Dataset section:
▽
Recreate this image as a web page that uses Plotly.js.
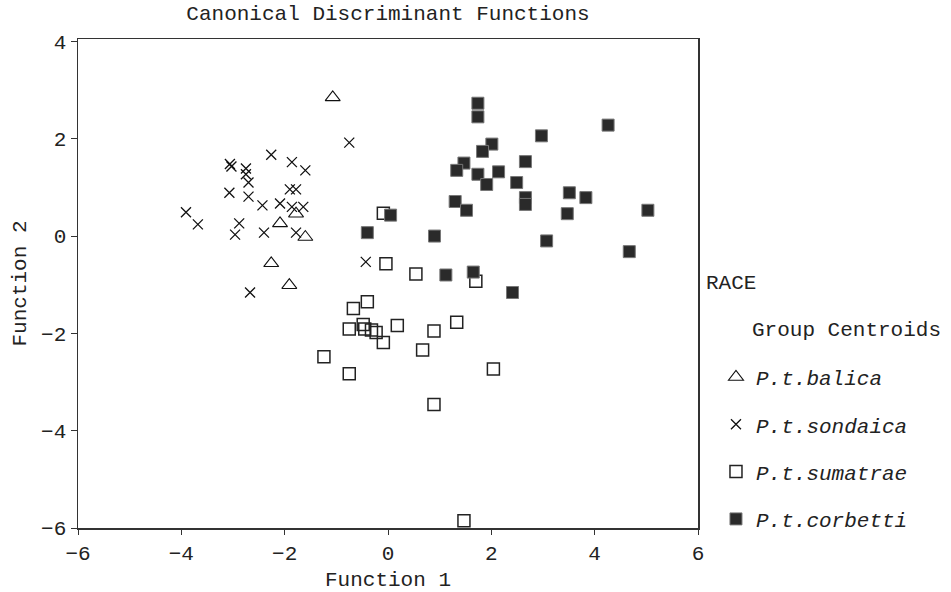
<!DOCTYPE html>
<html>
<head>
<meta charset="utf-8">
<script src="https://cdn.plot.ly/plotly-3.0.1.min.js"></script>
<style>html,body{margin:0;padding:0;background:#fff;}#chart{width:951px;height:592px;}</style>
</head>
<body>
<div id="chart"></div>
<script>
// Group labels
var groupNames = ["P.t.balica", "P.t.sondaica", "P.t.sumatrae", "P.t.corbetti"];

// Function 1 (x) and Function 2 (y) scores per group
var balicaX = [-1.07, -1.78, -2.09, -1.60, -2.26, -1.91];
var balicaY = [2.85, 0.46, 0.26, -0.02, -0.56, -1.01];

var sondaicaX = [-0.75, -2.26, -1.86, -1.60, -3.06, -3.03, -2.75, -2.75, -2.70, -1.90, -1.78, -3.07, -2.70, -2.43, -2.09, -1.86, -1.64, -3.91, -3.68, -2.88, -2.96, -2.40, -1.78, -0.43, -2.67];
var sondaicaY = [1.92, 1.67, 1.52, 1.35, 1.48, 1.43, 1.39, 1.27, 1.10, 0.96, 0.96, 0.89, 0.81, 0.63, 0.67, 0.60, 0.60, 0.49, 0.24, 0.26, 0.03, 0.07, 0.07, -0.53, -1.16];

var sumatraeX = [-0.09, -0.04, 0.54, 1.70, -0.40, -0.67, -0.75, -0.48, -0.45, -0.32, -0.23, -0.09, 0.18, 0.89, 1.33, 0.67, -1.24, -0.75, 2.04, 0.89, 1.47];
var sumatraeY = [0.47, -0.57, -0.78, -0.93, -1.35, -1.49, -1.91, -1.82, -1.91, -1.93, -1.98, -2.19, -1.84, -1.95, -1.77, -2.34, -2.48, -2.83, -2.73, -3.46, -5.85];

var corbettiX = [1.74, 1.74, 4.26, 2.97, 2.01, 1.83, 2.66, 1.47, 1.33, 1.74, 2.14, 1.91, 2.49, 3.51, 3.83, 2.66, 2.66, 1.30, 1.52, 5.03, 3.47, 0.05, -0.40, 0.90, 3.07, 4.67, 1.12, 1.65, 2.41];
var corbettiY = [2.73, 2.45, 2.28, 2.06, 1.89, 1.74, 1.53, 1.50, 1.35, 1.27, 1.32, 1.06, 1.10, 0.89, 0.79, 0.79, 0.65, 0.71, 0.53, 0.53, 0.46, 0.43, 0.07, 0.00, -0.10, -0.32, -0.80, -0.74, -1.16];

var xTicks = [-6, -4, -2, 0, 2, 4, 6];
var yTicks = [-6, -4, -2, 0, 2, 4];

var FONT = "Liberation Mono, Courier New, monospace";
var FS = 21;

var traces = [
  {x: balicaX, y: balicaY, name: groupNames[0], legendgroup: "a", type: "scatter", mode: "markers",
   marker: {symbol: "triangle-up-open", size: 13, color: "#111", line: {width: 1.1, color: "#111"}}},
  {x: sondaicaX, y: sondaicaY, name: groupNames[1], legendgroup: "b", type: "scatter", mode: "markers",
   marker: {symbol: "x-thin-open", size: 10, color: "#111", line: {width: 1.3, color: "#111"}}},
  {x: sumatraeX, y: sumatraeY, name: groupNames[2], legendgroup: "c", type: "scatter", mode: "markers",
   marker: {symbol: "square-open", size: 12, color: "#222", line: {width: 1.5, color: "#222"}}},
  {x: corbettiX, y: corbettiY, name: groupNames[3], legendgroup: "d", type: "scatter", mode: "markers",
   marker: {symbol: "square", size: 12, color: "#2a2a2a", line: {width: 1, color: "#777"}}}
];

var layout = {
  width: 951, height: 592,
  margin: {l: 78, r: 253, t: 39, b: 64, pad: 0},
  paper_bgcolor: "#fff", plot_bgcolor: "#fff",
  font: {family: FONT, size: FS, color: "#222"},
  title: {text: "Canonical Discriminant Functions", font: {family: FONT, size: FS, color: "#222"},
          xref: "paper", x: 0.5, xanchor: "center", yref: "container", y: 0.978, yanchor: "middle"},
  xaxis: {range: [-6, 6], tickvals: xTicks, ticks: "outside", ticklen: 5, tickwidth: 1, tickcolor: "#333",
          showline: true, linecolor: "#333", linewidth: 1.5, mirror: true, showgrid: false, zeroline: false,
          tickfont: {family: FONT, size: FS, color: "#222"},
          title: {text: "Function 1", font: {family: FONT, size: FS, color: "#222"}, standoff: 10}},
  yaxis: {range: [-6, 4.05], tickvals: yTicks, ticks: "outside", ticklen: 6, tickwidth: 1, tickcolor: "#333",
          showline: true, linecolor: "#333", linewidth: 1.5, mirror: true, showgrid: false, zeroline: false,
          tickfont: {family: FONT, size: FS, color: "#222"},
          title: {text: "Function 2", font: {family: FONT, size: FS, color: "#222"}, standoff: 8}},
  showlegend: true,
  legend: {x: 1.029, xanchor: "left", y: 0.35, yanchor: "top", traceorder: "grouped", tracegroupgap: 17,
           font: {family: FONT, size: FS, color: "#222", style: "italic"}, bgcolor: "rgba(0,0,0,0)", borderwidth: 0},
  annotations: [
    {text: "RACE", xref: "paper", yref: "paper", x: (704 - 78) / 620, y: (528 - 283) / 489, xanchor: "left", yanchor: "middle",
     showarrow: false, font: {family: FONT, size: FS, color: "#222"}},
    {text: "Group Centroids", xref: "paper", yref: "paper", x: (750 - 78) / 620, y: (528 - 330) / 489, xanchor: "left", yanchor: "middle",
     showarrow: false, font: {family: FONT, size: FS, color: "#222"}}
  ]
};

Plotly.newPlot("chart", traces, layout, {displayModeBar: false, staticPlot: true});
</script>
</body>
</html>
△
Short task:
Your copy of the data above should match it exactly, except that pictures are left out.

Written response:
Recreate this image as a web page that uses Plotly.js.
<!DOCTYPE html>
<html>
<head>
<meta charset="utf-8">
<script src="https://cdn.plot.ly/plotly-3.0.1.min.js"></script>
<style>html,body{margin:0;padding:0;background:#fff;}#chart{width:951px;height:592px;}</style>
</head>
<body>
<div id="chart"></div>
<script>
// Group labels
var groupNames = ["P.t.balica", "P.t.sondaica", "P.t.sumatrae", "P.t.corbetti"];

// Function 1 (x) and Function 2 (y) scores per group
var balicaX = [-1.07, -1.78, -2.09, -1.60, -2.26, -1.91];
var balicaY = [2.85, 0.46, 0.26, -0.02, -0.56, -1.01];

var sondaicaX = [-0.75, -2.26, -1.86, -1.60, -3.06, -3.03, -2.75, -2.75, -2.70, -1.90, -1.78, -3.07, -2.70, -2.43, -2.09, -1.86, -1.64, -3.91, -3.68, -2.88, -2.96, -2.40, -1.78, -0.43, -2.67];
var sondaicaY = [1.92, 1.67, 1.52, 1.35, 1.48, 1.43, 1.39, 1.27, 1.10, 0.96, 0.96, 0.89, 0.81, 0.63, 0.67, 0.60, 0.60, 0.49, 0.24, 0.26, 0.03, 0.07, 0.07, -0.53, -1.16];

var sumatraeX = [-0.09, -0.04, 0.54, 1.70, -0.40, -0.67, -0.75, -0.48, -0.45, -0.32, -0.23, -0.09, 0.18, 0.89, 1.33, 0.67, -1.24, -0.75, 2.04, 0.89, 1.47];
var sumatraeY = [0.47, -0.57, -0.78, -0.93, -1.35, -1.49, -1.91, -1.82, -1.91, -1.93, -1.98, -2.19, -1.84, -1.95, -1.77, -2.34, -2.48, -2.83, -2.73, -3.46, -5.85];

var corbettiX = [1.74, 1.74, 4.26, 2.97, 2.01, 1.83, 2.66, 1.47, 1.33, 1.74, 2.14, 1.91, 2.49, 3.51, 3.83, 2.66, 2.66, 1.30, 1.52, 5.03, 3.47, 0.05, -0.40, 0.90, 3.07, 4.67, 1.12, 1.65, 2.41];
var corbettiY = [2.73, 2.45, 2.28, 2.06, 1.89, 1.74, 1.53, 1.50, 1.35, 1.27, 1.32, 1.06, 1.10, 0.89, 0.79, 0.79, 0.65, 0.71, 0.53, 0.53, 0.46, 0.43, 0.07, 0.00, -0.10, -0.32, -0.80, -0.74, -1.16];

var xTicks = [-6, -4, -2, 0, 2, 4, 6];
var yTicks = [-6, -4, -2, 0, 2, 4];

var FONT = "Liberation Mono, Courier New, monospace";
var FS = 21;

var traces = [
  {x: balicaX, y: balicaY, name: groupNames[0], legendgroup: "a", type: "scatter", mode: "markers",
   marker: {symbol: "triangle-up-open", size: 13, color: "#111", line: {width: 1.1, color: "#111"}}},
  {x: sondaicaX, y: sondaicaY, name: groupNames[1], legendgroup: "b", type: "scatter", mode: "markers",
   marker: {symbol: "x-thin-open", size: 10, color: "#111", line: {width: 1.3, color: "#111"}}},
  {x: sumatraeX, y: sumatraeY, name: groupNames[2], legendgroup: "c", type: "scatter", mode: "markers",
   marker: {symbol: "square-open", size: 12, color: "#222", line: {width: 1.5, color: "#222"}}},
  {x: corbettiX, y: corbettiY, name: groupNames[3], legendgroup: "d", type: "scatter", mode: "markers",
   marker: {symbol: "square", size: 12, color: "#2a2a2a", line: {width: 1, color: "#777"}}}
];

var layout = {
  width: 951, height: 592,
  margin: {l: 78, r: 253, t: 39, b: 64, pad: 0},
  paper_bgcolor: "#fff", plot_bgcolor: "#fff",
  font: {family: FONT, size: FS, color: "#222"},
  title: {text: "Canonical Discriminant Functions", font: {family: FONT, size: FS, color: "#222"},
          xref: "paper", x: 0.5, xanchor: "center", yref: "container", y: 0.978, yanchor: "middle"},
  xaxis: {range: [-6, 6], tickvals: xTicks, ticks: "outside", ticklen: 5, tickwidth: 1, tickcolor: "#333",
          showline: true, linecolor: "#333", linewidth: 1.5, mirror: true, showgrid: false, zeroline: false,
          tickfont: {family: FONT, size: FS, color: "#222"},
          title: {text: "Function 1", font: {family: FONT, size: FS, color: "#222"}, standoff: 10}},
  yaxis: {range: [-6, 4.05], tickvals: yTicks, ticks: "outside", ticklen: 6, tickwidth: 1, tickcolor: "#333",
          showline: true, linecolor: "#333", linewidth: 1.5, mirror: true, showgrid: false, zeroline: false,
          tickfont: {family: FONT, size: FS, color: "#222"},
          title: {text: "Function 2", font: {family: FONT, size: FS, color: "#222"}, standoff: 8}},
  showlegend: true,
  legend: {x: 1.029, xanchor: "left", y: 0.35, yanchor: "top", traceorder: "grouped", tracegroupgap: 17,
           font: {family: FONT, size: FS, color: "#222", style: "italic"}, bgcolor: "rgba(0,0,0,0)", borderwidth: 0},
  annotations: [
    {text: "RACE", xref: "paper", yref: "paper", x: (704 - 78) / 620, y: (528 - 283) / 489, xanchor: "left", yanchor: "middle",
     showarrow: false, font: {family: FONT, size: FS, color: "#222"}},
    {text: "Group Centroids", xref: "paper", yref: "paper", x: (750 - 78) / 620, y: (528 - 330) / 489, xanchor: "left", yanchor: "middle",
     showarrow: false, font: {family: FONT, size: FS, color: "#222"}}
  ]
};

Plotly.newPlot("chart", traces, layout, {displayModeBar: false, staticPlot: true});
</script>
</body>
</html>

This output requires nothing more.